Set task: Your task is to copy the listing exactly, with the pictures left out.

+++++

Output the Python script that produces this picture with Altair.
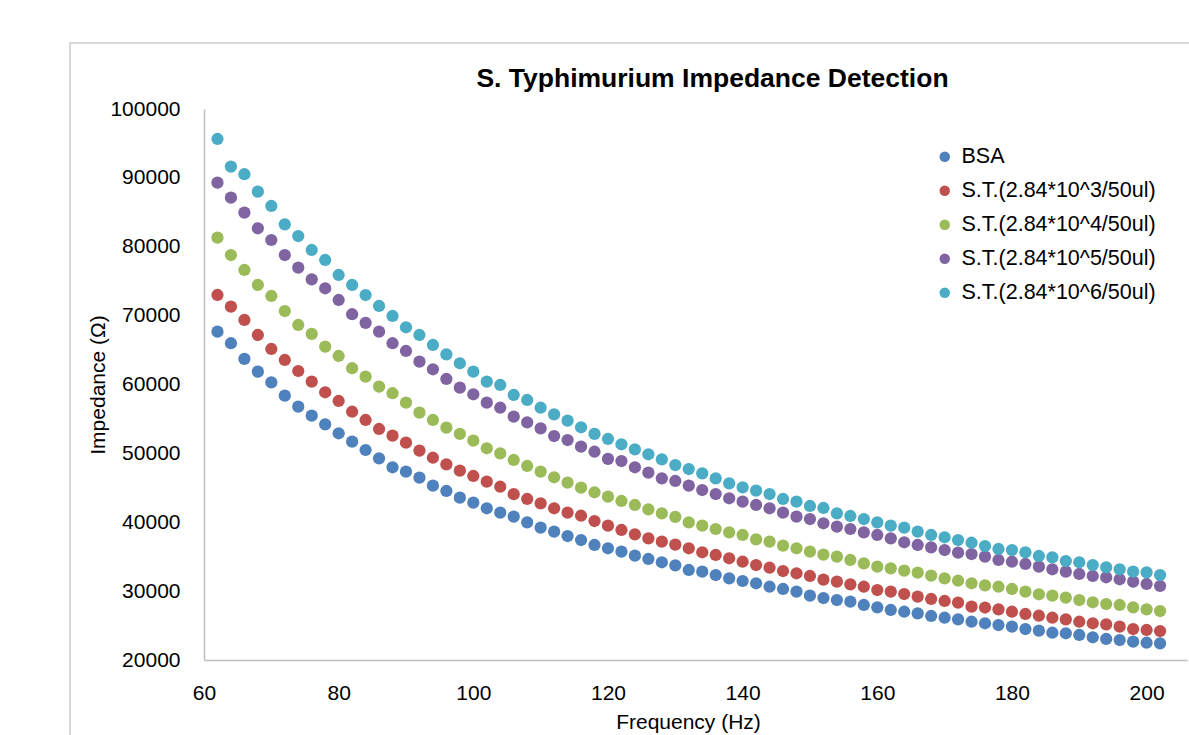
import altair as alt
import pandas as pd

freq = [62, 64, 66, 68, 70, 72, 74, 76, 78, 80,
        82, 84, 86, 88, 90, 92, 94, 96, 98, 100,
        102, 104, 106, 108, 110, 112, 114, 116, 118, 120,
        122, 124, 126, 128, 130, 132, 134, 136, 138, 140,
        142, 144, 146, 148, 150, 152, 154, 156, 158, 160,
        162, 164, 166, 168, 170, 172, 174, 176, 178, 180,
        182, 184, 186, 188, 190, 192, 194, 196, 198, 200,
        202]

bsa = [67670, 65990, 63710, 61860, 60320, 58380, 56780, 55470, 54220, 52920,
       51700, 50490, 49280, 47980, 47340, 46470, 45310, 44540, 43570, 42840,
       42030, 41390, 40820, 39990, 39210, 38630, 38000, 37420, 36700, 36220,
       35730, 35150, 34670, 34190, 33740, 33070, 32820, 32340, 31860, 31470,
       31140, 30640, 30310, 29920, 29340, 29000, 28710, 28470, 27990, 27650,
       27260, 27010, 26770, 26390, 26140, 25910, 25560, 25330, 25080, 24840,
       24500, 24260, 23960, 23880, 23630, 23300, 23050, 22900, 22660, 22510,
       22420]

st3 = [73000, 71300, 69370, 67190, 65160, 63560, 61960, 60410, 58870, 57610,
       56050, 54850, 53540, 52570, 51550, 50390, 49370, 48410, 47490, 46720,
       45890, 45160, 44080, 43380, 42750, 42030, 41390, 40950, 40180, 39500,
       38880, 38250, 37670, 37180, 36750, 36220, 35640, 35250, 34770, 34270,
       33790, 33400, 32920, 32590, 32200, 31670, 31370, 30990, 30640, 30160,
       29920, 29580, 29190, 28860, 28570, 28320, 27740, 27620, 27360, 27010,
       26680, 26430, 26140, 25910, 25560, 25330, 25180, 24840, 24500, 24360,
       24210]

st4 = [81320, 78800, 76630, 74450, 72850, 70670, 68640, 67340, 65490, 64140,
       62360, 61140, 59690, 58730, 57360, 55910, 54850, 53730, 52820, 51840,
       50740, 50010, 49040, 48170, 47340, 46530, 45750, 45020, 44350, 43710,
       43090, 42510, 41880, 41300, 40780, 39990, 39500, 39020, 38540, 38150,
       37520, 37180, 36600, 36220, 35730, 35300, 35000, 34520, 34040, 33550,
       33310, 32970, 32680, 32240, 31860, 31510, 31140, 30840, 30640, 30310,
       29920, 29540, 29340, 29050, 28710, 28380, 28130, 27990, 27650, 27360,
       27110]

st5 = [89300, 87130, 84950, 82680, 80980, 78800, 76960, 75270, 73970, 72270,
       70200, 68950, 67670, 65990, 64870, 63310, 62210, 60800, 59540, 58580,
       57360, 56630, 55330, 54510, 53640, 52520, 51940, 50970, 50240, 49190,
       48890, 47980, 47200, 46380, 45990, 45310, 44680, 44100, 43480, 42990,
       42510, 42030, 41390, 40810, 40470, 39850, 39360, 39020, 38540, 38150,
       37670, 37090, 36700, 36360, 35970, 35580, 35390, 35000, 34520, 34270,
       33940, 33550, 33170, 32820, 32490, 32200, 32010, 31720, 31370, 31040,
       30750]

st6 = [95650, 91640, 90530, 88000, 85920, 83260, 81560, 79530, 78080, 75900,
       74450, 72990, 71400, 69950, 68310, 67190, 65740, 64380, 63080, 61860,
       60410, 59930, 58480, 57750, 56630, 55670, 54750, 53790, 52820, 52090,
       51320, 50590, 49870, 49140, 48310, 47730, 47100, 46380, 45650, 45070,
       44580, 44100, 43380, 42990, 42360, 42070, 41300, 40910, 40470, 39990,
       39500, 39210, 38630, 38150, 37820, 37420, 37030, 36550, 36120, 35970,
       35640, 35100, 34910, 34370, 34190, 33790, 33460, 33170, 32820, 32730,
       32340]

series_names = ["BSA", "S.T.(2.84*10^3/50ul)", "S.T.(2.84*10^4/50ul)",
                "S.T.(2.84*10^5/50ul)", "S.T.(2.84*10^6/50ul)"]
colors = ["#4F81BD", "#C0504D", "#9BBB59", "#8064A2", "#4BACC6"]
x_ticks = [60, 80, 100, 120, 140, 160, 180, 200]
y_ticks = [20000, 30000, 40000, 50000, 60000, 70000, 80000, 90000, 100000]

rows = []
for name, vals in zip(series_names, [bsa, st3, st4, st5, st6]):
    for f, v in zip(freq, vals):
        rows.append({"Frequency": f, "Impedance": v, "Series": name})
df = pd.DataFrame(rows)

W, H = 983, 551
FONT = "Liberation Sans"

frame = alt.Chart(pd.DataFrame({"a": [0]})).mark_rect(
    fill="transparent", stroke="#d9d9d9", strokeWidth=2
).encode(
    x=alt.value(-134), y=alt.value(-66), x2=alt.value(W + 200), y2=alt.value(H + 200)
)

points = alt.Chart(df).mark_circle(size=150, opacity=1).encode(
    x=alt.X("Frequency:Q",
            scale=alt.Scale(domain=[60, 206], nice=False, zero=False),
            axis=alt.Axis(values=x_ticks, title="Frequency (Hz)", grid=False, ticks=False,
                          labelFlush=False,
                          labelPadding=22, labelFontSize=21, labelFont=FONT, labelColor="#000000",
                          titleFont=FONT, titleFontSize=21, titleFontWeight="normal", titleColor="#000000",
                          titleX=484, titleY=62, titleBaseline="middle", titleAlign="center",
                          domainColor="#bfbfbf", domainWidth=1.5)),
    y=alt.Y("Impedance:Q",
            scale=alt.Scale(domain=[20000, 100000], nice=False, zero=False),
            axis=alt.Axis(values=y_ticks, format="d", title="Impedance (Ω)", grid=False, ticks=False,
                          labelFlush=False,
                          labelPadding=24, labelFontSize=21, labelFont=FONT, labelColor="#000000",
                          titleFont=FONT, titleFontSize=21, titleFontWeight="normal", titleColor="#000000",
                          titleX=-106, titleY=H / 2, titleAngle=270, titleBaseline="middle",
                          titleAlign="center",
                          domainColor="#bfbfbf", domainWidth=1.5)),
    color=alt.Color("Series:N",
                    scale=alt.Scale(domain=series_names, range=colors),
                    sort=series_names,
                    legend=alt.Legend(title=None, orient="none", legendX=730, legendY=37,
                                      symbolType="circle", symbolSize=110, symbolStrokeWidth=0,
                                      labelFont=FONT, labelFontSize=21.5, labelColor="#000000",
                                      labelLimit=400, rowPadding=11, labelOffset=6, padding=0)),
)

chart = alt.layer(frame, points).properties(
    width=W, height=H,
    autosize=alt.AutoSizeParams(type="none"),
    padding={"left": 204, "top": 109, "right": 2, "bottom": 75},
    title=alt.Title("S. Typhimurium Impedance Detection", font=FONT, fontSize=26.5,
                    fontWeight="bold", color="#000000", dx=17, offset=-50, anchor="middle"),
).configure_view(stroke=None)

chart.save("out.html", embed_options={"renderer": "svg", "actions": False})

+++++

Written response:
Output the Python script that produces this picture with Altair.
import altair as alt
import pandas as pd

freq = [62, 64, 66, 68, 70, 72, 74, 76, 78, 80,
        82, 84, 86, 88, 90, 92, 94, 96, 98, 100,
        102, 104, 106, 108, 110, 112, 114, 116, 118, 120,
        122, 124, 126, 128, 130, 132, 134, 136, 138, 140,
        142, 144, 146, 148, 150, 152, 154, 156, 158, 160,
        162, 164, 166, 168, 170, 172, 174, 176, 178, 180,
        182, 184, 186, 188, 190, 192, 194, 196, 198, 200,
        202]

bsa = [67670, 65990, 63710, 61860, 60320, 58380, 56780, 55470, 54220, 52920,
       51700, 50490, 49280, 47980, 47340, 46470, 45310, 44540, 43570, 42840,
       42030, 41390, 40820, 39990, 39210, 38630, 38000, 37420, 36700, 36220,
       35730, 35150, 34670, 34190, 33740, 33070, 32820, 32340, 31860, 31470,
       31140, 30640, 30310, 29920, 29340, 29000, 28710, 28470, 27990, 27650,
       27260, 27010, 26770, 26390, 26140, 25910, 25560, 25330, 25080, 24840,
       24500, 24260, 23960, 23880, 23630, 23300, 23050, 22900, 22660, 22510,
       22420]

st3 = [73000, 71300, 69370, 67190, 65160, 63560, 61960, 60410, 58870, 57610,
       56050, 54850, 53540, 52570, 51550, 50390, 49370, 48410, 47490, 46720,
       45890, 45160, 44080, 43380, 42750, 42030, 41390, 40950, 40180, 39500,
       38880, 38250, 37670, 37180, 36750, 36220, 35640, 35250, 34770, 34270,
       33790, 33400, 32920, 32590, 32200, 31670, 31370, 30990, 30640, 30160,
       29920, 29580, 29190, 28860, 28570, 28320, 27740, 27620, 27360, 27010,
       26680, 26430, 26140, 25910, 25560, 25330, 25180, 24840, 24500, 24360,
       24210]

st4 = [81320, 78800, 76630, 74450, 72850, 70670, 68640, 67340, 65490, 64140,
       62360, 61140, 59690, 58730, 57360, 55910, 54850, 53730, 52820, 51840,
       50740, 50010, 49040, 48170, 47340, 46530, 45750, 45020, 44350, 43710,
       43090, 42510, 41880, 41300, 40780, 39990, 39500, 39020, 38540, 38150,
       37520, 37180, 36600, 36220, 35730, 35300, 35000, 34520, 34040, 33550,
       33310, 32970, 32680, 32240, 31860, 31510, 31140, 30840, 30640, 30310,
       29920, 29540, 29340, 29050, 28710, 28380, 28130, 27990, 27650, 27360,
       27110]

st5 = [89300, 87130, 84950, 82680, 80980, 78800, 76960, 75270, 73970, 72270,
       70200, 68950, 67670, 65990, 64870, 63310, 62210, 60800, 59540, 58580,
       57360, 56630, 55330, 54510, 53640, 52520, 51940, 50970, 50240, 49190,
       48890, 47980, 47200, 46380, 45990, 45310, 44680, 44100, 43480, 42990,
       42510, 42030, 41390, 40810, 40470, 39850, 39360, 39020, 38540, 38150,
       37670, 37090, 36700, 36360, 35970, 35580, 35390, 35000, 34520, 34270,
       33940, 33550, 33170, 32820, 32490, 32200, 32010, 31720, 31370, 31040,
       30750]

st6 = [95650, 91640, 90530, 88000, 85920, 83260, 81560, 79530, 78080, 75900,
       74450, 72990, 71400, 69950, 68310, 67190, 65740, 64380, 63080, 61860,
       60410, 59930, 58480, 57750, 56630, 55670, 54750, 53790, 52820, 52090,
       51320, 50590, 49870, 49140, 48310, 47730, 47100, 46380, 45650, 45070,
       44580, 44100, 43380, 42990, 42360, 42070, 41300, 40910, 40470, 39990,
       39500, 39210, 38630, 38150, 37820, 37420, 37030, 36550, 36120, 35970,
       35640, 35100, 34910, 34370, 34190, 33790, 33460, 33170, 32820, 32730,
       32340]

series_names = ["BSA", "S.T.(2.84*10^3/50ul)", "S.T.(2.84*10^4/50ul)",
                "S.T.(2.84*10^5/50ul)", "S.T.(2.84*10^6/50ul)"]
colors = ["#4F81BD", "#C0504D", "#9BBB59", "#8064A2", "#4BACC6"]
x_ticks = [60, 80, 100, 120, 140, 160, 180, 200]
y_ticks = [20000, 30000, 40000, 50000, 60000, 70000, 80000, 90000, 100000]

rows = []
for name, vals in zip(series_names, [bsa, st3, st4, st5, st6]):
    for f, v in zip(freq, vals):
        rows.append({"Frequency": f, "Impedance": v, "Series": name})
df = pd.DataFrame(rows)

W, H = 983, 551
FONT = "Liberation Sans"

frame = alt.Chart(pd.DataFrame({"a": [0]})).mark_rect(
    fill="transparent", stroke="#d9d9d9", strokeWidth=2
).encode(
    x=alt.value(-134), y=alt.value(-66), x2=alt.value(W + 200), y2=alt.value(H + 200)
)

points = alt.Chart(df).mark_circle(size=150, opacity=1).encode(
    x=alt.X("Frequency:Q",
            scale=alt.Scale(domain=[60, 206], nice=False, zero=False),
            axis=alt.Axis(values=x_ticks, title="Frequency (Hz)", grid=False, ticks=False,
                          labelFlush=False,
                          labelPadding=22, labelFontSize=21, labelFont=FONT, labelColor="#000000",
                          titleFont=FONT, titleFontSize=21, titleFontWeight="normal", titleColor="#000000",
                          titleX=484, titleY=62, titleBaseline="middle", titleAlign="center",
                          domainColor="#bfbfbf", domainWidth=1.5)),
    y=alt.Y("Impedance:Q",
            scale=alt.Scale(domain=[20000, 100000], nice=False, zero=False),
            axis=alt.Axis(values=y_ticks, format="d", title="Impedance (Ω)", grid=False, ticks=False,
                          labelFlush=False,
                          labelPadding=24, labelFontSize=21, labelFont=FONT, labelColor="#000000",
                          titleFont=FONT, titleFontSize=21, titleFontWeight="normal", titleColor="#000000",
                          titleX=-106, titleY=H / 2, titleAngle=270, titleBaseline="middle",
                          titleAlign="center",
                          domainColor="#bfbfbf", domainWidth=1.5)),
    color=alt.Color("Series:N",
                    scale=alt.Scale(domain=series_names, range=colors),
                    sort=series_names,
                    legend=alt.Legend(title=None, orient="none", legendX=730, legendY=37,
                                      symbolType="circle", symbolSize=110, symbolStrokeWidth=0,
                                      labelFont=FONT, labelFontSize=21.5, labelColor="#000000",
                                      labelLimit=400, rowPadding=11, labelOffset=6, padding=0)),
)

chart = alt.layer(frame, points).properties(
    width=W, height=H,
    autosize=alt.AutoSizeParams(type="none"),
    padding={"left": 204, "top": 109, "right": 2, "bottom": 75},
    title=alt.Title("S. Typhimurium Impedance Detection", font=FONT, fontSize=26.5,
                    fontWeight="bold", color="#000000", dx=17, offset=-50, anchor="middle"),
).configure_view(stroke=None)

chart.save("out.html", embed_options={"renderer": "svg", "actions": False})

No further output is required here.